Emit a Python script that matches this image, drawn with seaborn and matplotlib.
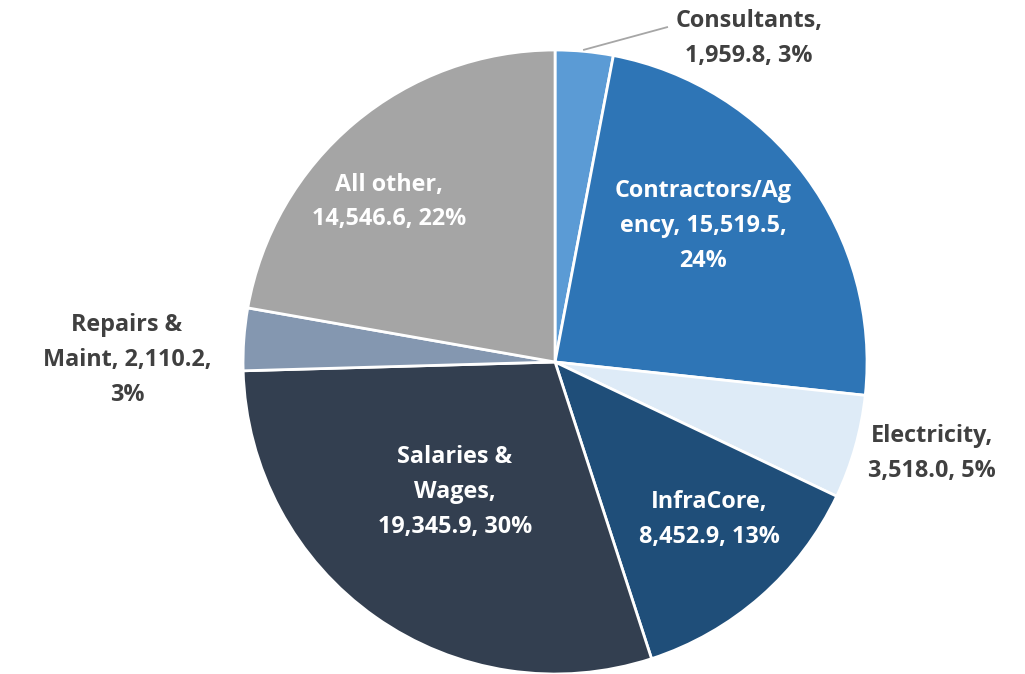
import matplotlib
matplotlib.use("Agg")
import matplotlib.pyplot as plt
import seaborn as sns
import numpy as np

# Expense breakdown
categories = ["Consultants", "Contractors/Agency", "Electricity", "InfraCore",
              "Salaries & Wages", "Repairs & Maint", "All other"]
values = [1959.8, 15519.5, 3518.0, 8452.9, 19345.9, 2110.2, 14546.6]
label_texts = [
    "Consultants,\n1,959.8, 3%",
    "Contractors/Ag\nency, 15,519.5,\n24%",
    "Electricity,\n3,518.0, 5%",
    "InfraCore,\n8,452.9, 13%",
    "Salaries &\nWages,\n19,345.9, 30%",
    "Repairs &\nMaint, 2,110.2,\n3%",
    "All other,\n14,546.6, 22%",
]

colors = ["#5B9BD5", "#2E75B6", "#DEEBF7", "#1F4E79", "#333F50", "#8497B0", "#A5A5A5"]
inside = [False, True, False, True, True, False, True]

# label anchor positions (units of pie radius)
label_pos = [(0.622, 1.038), (0.474, 0.436), (1.208, -0.292), (0.494, -0.506),
             (-0.321, -0.417), (-1.372, 0.006), (-0.532, 0.513)]

sns.set_theme(style="white")
plt.rcParams["font.family"] = ["Open Sans", "DejaVu Sans"]

fig = plt.figure(figsize=(10.25, 6.74), dpi=100)
fig.patch.set_facecolor("white")
ax = fig.add_axes([0.2371, 0.0, 0.6088, 0.9258])

wedges, _ = ax.pie(values, colors=colors, startangle=90, counterclock=False,
                   radius=1.0,
                   wedgeprops=dict(edgecolor="white", linewidth=2.0))
ax.set_xlim(-1, 1)
ax.set_ylim(-1, 1)
ax.set_aspect("equal")
ax.axis("off")

for txt, (x, y), ins in zip(label_texts, label_pos, inside):
    ax.text(x, y, txt, ha="center", va="center", fontsize=16.8,
            fontweight="bold", color="white" if ins else "#404040",
            linespacing=1.6, clip_on=False)

# leader line for the small slice
ax.plot([0.09, 0.362], [1.0, 1.074], color="#A6A6A6", lw=1.3,
        clip_on=False, solid_capstyle="butt")

fig.savefig("out.png", dpi=100, facecolor="white")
--------------------
| Task objective |
Copy nothing but the lines from the first one in the listing through the line with "import numpy as np", and omit the pictures.

| Response |
Emit a Python script that matches this image, drawn with seaborn and matplotlib.
import matplotlib
matplotlib.use("Agg")
import matplotlib.pyplot as plt
import seaborn as sns
import numpy as np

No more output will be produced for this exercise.